A caducidade pode ser impedida pelo reconhecimento do direito por parte do seu beneficiário nos casos, além dos mais, em que estão em causa direitos disponíveis, conforme disposto no n.º 2 do art. 331.º do Código Civil. Sendo certo que a doutrina e a jurisprudência têm apontado como requisitos do reconhecimento do direito: a concretude; a clareza; e a inequivocidade. Note-se que, ademais, a declaração de reconhecimento do direito por parte do beneficiário da caducidade, não tem de ser necessariamente expressa, podendo ocorrer, validamente, de modo tácito (nos termos da 2.ª parte do n.º 1 do art. 217º do Código Civil).

No caso concreto, atentemos no facto de que a Ré aceitou e reconheceu a extrema dificuldade de acesso dos veículos automóveis às garagens e que a rampa de acesso era inadequada, tendo-se comprometido a resolver o problema, tornando a rampa utilizável por automóveis. Nesta sequência, a Ré chegou mesmo a introduzir correções ao projeto inicial de arquitetura a fim de melhorar a inclinação da rampa e, inclusive, realizou as obras especificadas nesse sentido.

Assim, expostos estes factos, o Tribunal de Recurso decidiu que resulta que inequivocamente a ré/apelante reconheceu o direito dos autores à reparação da desconformidade impeditiva da utilização/acesso às garagens do piso -2 e tentou mesmo reparar esse defeito.
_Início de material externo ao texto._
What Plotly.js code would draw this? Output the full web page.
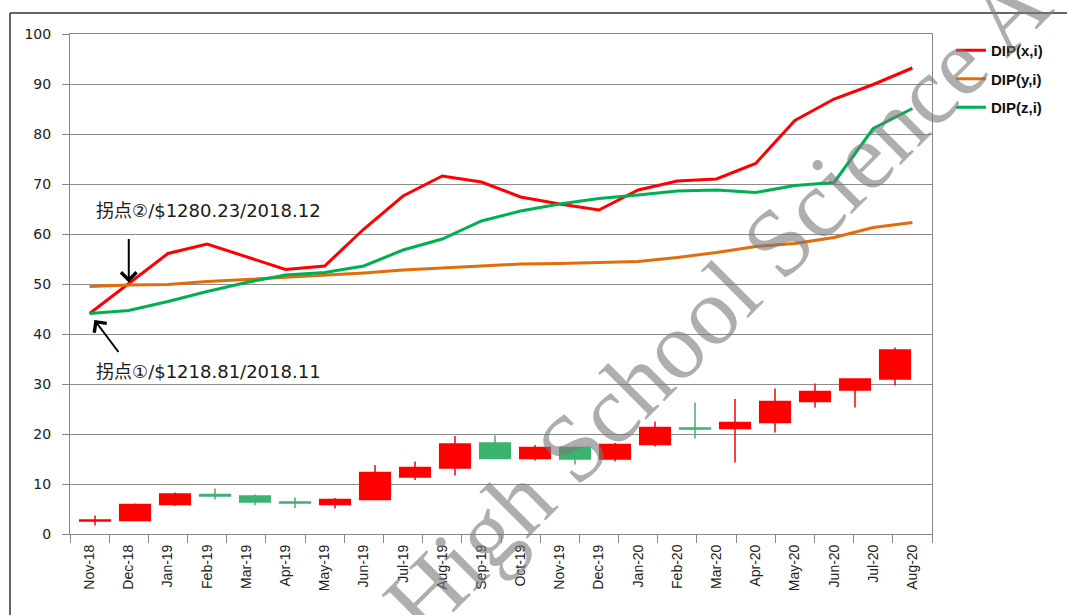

Deste comportamento concludente e inequívoco da ré não resulta possível qualquer outra interpretação que não seja o do reconhecimento do direito dos autores à eliminação dos defeitos. A ser assim, esse reconhecimento inequívoco do direito dos autores, tem de ser subsumido ao disposto no artº 331º n.º 2 do CC: a caducidade dos direitos dos autores à reparação ou à redução do preço, foi impedida” (negrito nosso), e, assim sendo, o prazo de caducidade da ação deixa de correr, podendo o direito ser exercido pelo consumidor após o seu termo. Deste modo, o Tribunal da Relação de Lisboa julgou o recurso totalmente improcedente.